Lord Krishna, an epitome of kindness, in the above verses continues to express the importance of diligence in Yoga and to withdraw the mind into the intellect and then the intellect into intuition to see, realize and experience the bliss of the Self and remain content in the Self.
Lord also dispels Arjuna’s doubt over the condition of a man though endowed with faith deviates from the path of action and Yoga by saying that no man engaged in good meets with a deplorable end.
Lord Krishna explains the importance of efforts in previous births that will help one to be born either in a prosperous family or into a family of Yogis or in a pious family for him to continue his efforts for Perfection.

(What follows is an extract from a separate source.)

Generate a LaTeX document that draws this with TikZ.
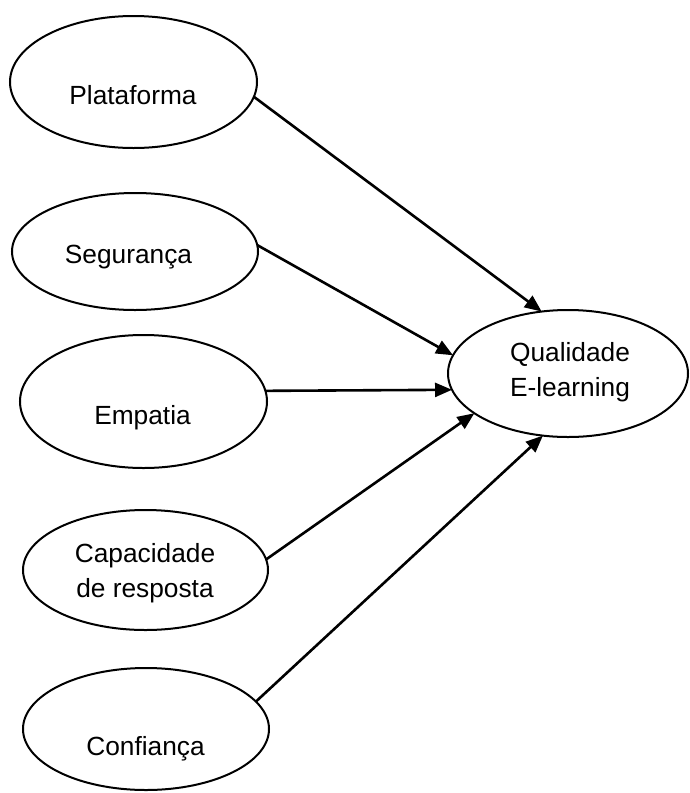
\documentclass[tikz,border=0pt]{standalone}
\usepackage{fontspec}
\setmainfont{Liberation Sans}
\usetikzlibrary{shapes.geometric,arrows.meta}

\tikzset{
    oval/.style={draw, ellipse, line width=2pt, inner sep=0pt, outer sep=0pt},
    word/.style={anchor=base, align=center, inner sep=0pt,
        font=\fontsize{26.3pt}{35pt}\selectfont},
    link/.style={-{Triangle[length=17pt,width=14pt]}, line width=2.6pt}
}

\begin{document}
\begin{tikzpicture}[x=1pt, y=-1pt]
        \useasboundingbox (0,0) rectangle (689,793);
        % factores
        \node [oval, minimum width=247pt, minimum height=132pt] (plat) at (133.5,82) {};
        \node [word] (plat-txt) at (133,104) {Plataforma};
        \node [oval, minimum width=246pt, minimum height=117pt] (seg) at (135,251.5) {};
        \node [word] (seg-txt) at (128.5,263) {Segurança};
        \node [oval, minimum width=247pt, minimum height=133pt] (emp) at (143.5,401.5) {};
        \node [word] (emp-txt) at (142.5,424) {Empatia};
        \node [oval, minimum width=245pt, minimum height=120pt] (cap) at (145.5,570) {};
        \node [word] (cap-txt) at (145,597) {Capacidade\\de resposta};
        \node [oval, minimum width=246pt, minimum height=122pt] (conf) at (146,729) {};
        \node [word] (conf-txt) at (145.5,755) {Confiança};
        % resultado
        \node [oval, minimum width=240pt, minimum height=127pt] (qual) at (568,373.5) {};
        \node [word] (qual-txt) at (570,396.7) {Qualidade\\E-learning};
        % ligacoes
        \draw [link] (plat.-7.5) -- (qual.113.5);
        \draw [link] (seg.3) -- (qual.171.3);
        \draw [link] (emp.5.3) -- (qual.-172.2);
        \draw [link] (cap.5.6) -- (qual.-157);
        \draw [link] (conf.14.4) -- (qual.-112.3);
    \end{tikzpicture}
\end{document}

Lord Krishna in the final verses of the Sixth Chapter lays down the importance of becoming a Yogi to Arjuna and everyone else as well as to follow the above mentioned procedures to withdraw the mind into the intellect and the intellect into intuition and to be steadfast in the path of Realization. Lord has already explained the need to engage in rightful action and duty but renounce the fruits of the actions and duties with no sense of doership and agentship and with every cell in the physical frame attuned to the Supreme Goal, one will become content in the Bliss of the Self and the Self itself. Then, the Yogi appears to be in action that is continuing to perform duties merely for the maintenance of the body with no sense of doership and agentship but is in inaction. This is what the Lord meant when He expressed the need to see action in inaction and inaction in action. This can be realized and experienced only by the Self and for this, one must become a Yogi.